You can see it everywhere these days - neuro this and neuro that. Wherever we look there are adverts for training your brain, neuro-leadership, neuro-coaching, even, I see today, neuro coffee! What are we to make of all this?
On the surface, it's really compelling. We feel that if the word neuro is included then it must be good and we should go for it.
Certainly, neuroscience has made huge discoveries in the last thirty years or so, especially since the development of imaging technology made it possible to see which bits of the brain are activated by certain activities and even thoughts. This can be seen by imaging where blood flow goes in the living brain.
Yet there is an odd phenomenon going on alongside all this. There has even been a research paper written about it, by the title of 'Deconstructing the seductive allure of neuroscience explanations', which suggests that we are more likely to believe an assertion if it's in the context of the word neuro or neuroscience.
So there have arisen a number of 'neuro myths' - for example, that the right side of the brain deals with creativity and the left with analytic thought. It's much more complicated than that, and in fact, both sides do both, in different areas. Then there is the thought that excessive screen use leads to 'internet junkies' because it stimulates dopamine release, which is involved in the development of addiction - again there is much more to it.

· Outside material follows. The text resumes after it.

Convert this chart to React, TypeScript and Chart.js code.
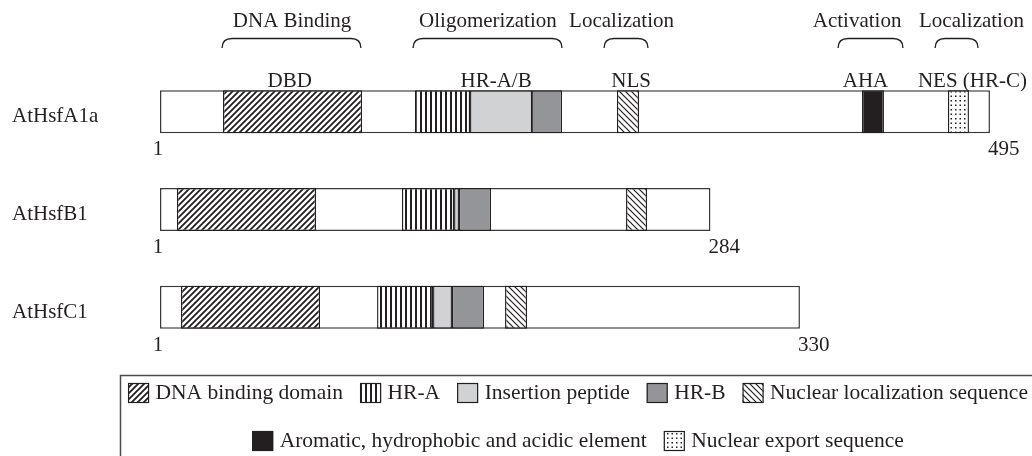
import React, { useEffect, useRef } from "react";
import { Chart, registerables } from "chart.js";

Chart.register(...registerables);

// ---------- data (schematic axis units; B1 and C1 drawn at residue scale, A1a compressed) ----------
const proteins = ["AtHsfA1a", "AtHsfB1", "AtHsfC1"];
const startLabels = ["1", "1", "1"];
const lengthLabels = ["495", "284", "330"];

const fullBar: [number, number][] = [[1, 427.7], [1, 284], [1, 330]];
const dbd: ([number, number] | null)[] = [[33.4, 104.9], [9.7, 81.2], [11.8, 83.3]];
const hrA: ([number, number] | null)[] = [[132.1, 160.4], [125.4, 152.2], [112.6, 141.4]];
const insertion: ([number, number] | null)[] = [[160.4, 192.3], [152.2, 154.7], [141.4, 151.1]];
const hrB: ([number, number] | null)[] = [[192.3, 207.7], [154.7, 171.2], [151.1, 167.6]];
const nls: ([number, number] | null)[] = [[235.9, 247.3], [240.6, 251.4], [178.4, 189.7]];
const aha: ([number, number] | null)[] = [[361.9, 373.2], null, null];
const nes: ([number, number] | null)[] = [[406.1, 416.9], null, null];

const groupTitles = ["DNA Binding", "Oligomerization", "Localization", "Activation", "Localization"];
const groupTitleCenters = [68.9, 169.6, 238.3, 359.4, 418.2];
const braceStarts = [32.9, 131.1, 229.3, 349.6, 399.5];
const braceEnds = [104.3, 207.7, 251.9, 383.0, 421.6];

const domainLabels = ["DBD", "HR-A/B", "NLS", "AHA", "NES (HR-C)"];
const domainLabelCenters = [67.7, 173.8, 243.2, 363.7, 418.7];

const legendRow1 = ["DNA binding domain", "HR-A", "Insertion peptide", "HR-B", "Nuclear localization sequence"];
const legendRow1Keys = ["dbd", "hrA", "ins", "hrB", "nls"];
const legendRow2 = ["Aromatic, hydrophobic and acidic element", "Nuclear export sequence"];
const legendRow2Keys = ["aha", "nes"];

// ---------- styles ----------
const INK = "#231f20";
const FONT = "21px 'Liberation Serif', 'Times New Roman', serif";
const LEGEND_FONT = "21.5px 'Liberation Serif', 'Times New Roman', serif";

function makePattern(ctx: CanvasRenderingContext2D, w: number, h: number, draw: (g: CanvasRenderingContext2D) => void) {
  const c = document.createElement("canvas");
  c.width = w;
  c.height = h;
  const g = c.getContext("2d")!;
  g.fillStyle = "#ffffff";
  g.fillRect(0, 0, w, h);
  draw(g);
  return ctx.createPattern(c, "repeat")!;
}

export default function App() {
  const ref = useRef<HTMLCanvasElement | null>(null);

  useEffect(() => {
    document.body.style.margin = "0";
    const canvas = ref.current!;
    const ctx = canvas.getContext("2d")!;

    const s = 6;
    const fwd = makePattern(ctx, s, s, (g) => {
      g.strokeStyle = INK;
      g.lineWidth = 1.8;
      g.beginPath();
      g.moveTo(-1, s + 1); g.lineTo(s + 1, -1);
      g.moveTo(-3, 3); g.lineTo(3, -3);
      g.moveTo(s - 3, s + 3); g.lineTo(s + 3, s - 3);
      g.stroke();
    });
    const back = makePattern(ctx, s, s, (g) => {
      g.strokeStyle = INK;
      g.lineWidth = 1.2;
      g.beginPath();
      g.moveTo(-1, -1); g.lineTo(s + 1, s + 1);
      g.moveTo(s - 3, -3); g.lineTo(s + 3, 3);
      g.moveTo(-3, s - 3); g.lineTo(3, s + 3);
      g.stroke();
    });
    const vert = makePattern(ctx, 5, 5, (g) => {
      g.fillStyle = INK;
      g.fillRect(0, 0, 2, 5);
    });
    const dots = makePattern(ctx, 9, 9, (g) => {
      g.fillStyle = "#222";
      [[1, 1], [5.5, 1], [1, 5.5], [5.5, 5.5]].forEach(([a, b]) => g.fillRect(a, b, 1.5, 1.5));
    });

    const fills: Record<string, any> = {
      dbd: fwd,
      hrA: vert,
      ins: "#d1d2d4",
      hrB: "#949598",
      nls: back,
      aha: INK,
      nes: dots,
    };

    const seg = (label: string, data: any[], key: string) => ({
      label,
      data,
      backgroundColor: fills[key],
      borderColor: INK,
      borderWidth: 1.4,
      borderSkipped: false as const,
      grouped: false,
      barThickness: 43,
      inflateAmount: 0,
    });

    const annot = {
      id: "annot",
      afterDraw(chart: any) {
        const c: CanvasRenderingContext2D = chart.ctx;
        const xs = chart.scales.x;
        const bgMeta = chart.getDatasetMeta(chart.data.datasets.length - 1);
        c.save();
        c.fillStyle = INK;
        c.strokeStyle = INK;
        c.font = FONT;
        c.textBaseline = "alphabetic";

        proteins.forEach((name, i) => {
          const el = bgMeta.data[i];
          const cy = el.y;
          const bottom = cy + el.height / 2;
          c.textAlign = "left";
          c.fillText(name, 12, cy + 10.5);
          c.textAlign = "center";
          c.fillText(startLabels[i], xs.getPixelForValue(fullBar[i][0]) - 2, bottom + 22);
          c.textAlign = "left";
          c.fillText(lengthLabels[i], xs.getPixelForValue(fullBar[i][1]) - 2, bottom + 22);
        });

        // group titles and braces
        c.textAlign = "center";
        groupTitles.forEach((t, i) => c.fillText(t, xs.getPixelForValue(groupTitleCenters[i]), 27));
        c.lineWidth = 1.3;
        braceStarts.forEach((b, i) => {
          const x1 = xs.getPixelForValue(b);
          const x2 = xs.getPixelForValue(braceEnds[i]);
          const top = 38.5, end = 48, r = 10;
          c.beginPath();
          c.moveTo(x1, end);
          c.quadraticCurveTo(x1, top, x1 + r, top);
          c.lineTo(x2 - r, top);
          c.quadraticCurveTo(x2, top, x2, end);
          c.stroke();
        });
        domainLabels.forEach((t, i) => c.fillText(t, xs.getPixelForValue(domainLabelCenters[i]), 87));

        // legend
        c.lineWidth = 1.5;
        c.strokeStyle = "#4a4a4a";
        c.strokeRect(120.5, 375.5, 916, 100);
        c.font = LEGEND_FONT;
        const drawRow = (labels: string[], keys: string[], baseline: number) => {
          const sw = 21, sh = 20, gapT = 6.5, gapI = 17;
          const widths = labels.map((l) => c.measureText(l).width);
          const total = widths.reduce((a, w) => a + sw + gapT + w, 0) + gapI * (labels.length - 1);
          let x = 578 - total / 2;
          labels.forEach((l, i) => {
            const top = baseline - 16;
            c.fillStyle = fills[keys[i]];
            c.fillRect(x, top, sw, sh);
            c.strokeStyle = INK;
            c.lineWidth = 1.2;
            c.strokeRect(x + 0.5, top + 0.5, sw - 1, sh - 1);
            c.fillStyle = INK;
            c.textAlign = "left";
            c.fillText(l, x + sw + gapT, baseline);
            x += sw + gapT + widths[i] + gapI;
          });
        };
        drawRow(legendRow1, legendRow1Keys, 399);
        drawRow(legendRow2, legendRow2Keys, 447);
        c.restore();
      },
    };

    const chart = new Chart(canvas, {
      type: "bar",
      data: {
        labels: proteins,
        datasets: [
          seg("DNA binding domain", dbd, "dbd"),
          seg("HR-A", hrA, "hrA"),
          seg("Insertion peptide", insertion, "ins"),
          seg("HR-B", hrB, "hrB"),
          seg("Nuclear localization sequence", nls, "nls"),
          seg("Aromatic, hydrophobic and acidic element", aha, "aha"),
          seg("Nuclear export sequence", nes, "nes"),
          {
            label: "protein",
            data: fullBar,
            backgroundColor: "#ffffff",
            borderColor: "#3a3a3a",
            borderWidth: 1.5,
            borderSkipped: false as const,
            grouped: false,
            barThickness: 43,
            inflateAmount: 0,
          },
        ],
      },
      options: {
        indexAxis: "y",
        responsive: false,
        animation: false,
        events: [],
        layout: { padding: { left: 160, right: 8.4, top: 63, bottom: 100 } },
        scales: {
          x: { type: "linear", min: 1, max: 445, display: false },
          y: { type: "category", display: false, offset: true },
        },
        plugins: { legend: { display: false }, tooltip: { enabled: false } },
      },
      plugins: [annot],
    } as any);

    return () => chart.destroy();
  }, []);

  return (
    <div style={{ width: 1032, height: 456, background: "#fff" }}>
      <canvas ref={ref} width={1032} height={456} style={{ display: "block" }} />
    </div>
  );
}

And we still hear the old chestnut about the triune brain: we have, so the story goes, three brains of different evolutionary age. The reptile brain was supposed to come first, covering instinctive and automatic functions, then the mammalian brain which handles emotion, and finally the superior neocortex which is where our higher functions reside, such as reason, judgment, decisions.
Nope. It seems that is not substantiated by modern research either! Shame, as it's an appealing thought!
However there is much useful learning and application to be gained from rigorous and reputable neuroscience, and to that end, I refer you to Dr Sarah Mackay's work at the Neuroscience Academy, which I'm happy to say I have just joined. But you don't have to join up: there is lots of excellent free content and regular tips that you can access on her blog.
Meanwhile, if any of the following factors apply to something excitingly neuro that you come across, test it with the following thoughts:
Does it refer to neuro or brain science merely in passing or has it something reputable and referenced to say? Who wrote it? Are they truly independent? Does it sound too good to be true? e.g. The one true cure for Alzheimer's disease?
Coaching certainly looks at many of the same areas as neuroscience, as it is essentially concerned with changing behaviour and perception. Just to be clear: this translates to physical changes in the brain. So if we are referring to or using neuroscience we'd better be sure we're doing it right.
Because what's more important than to take good care of your own brain? Not very much!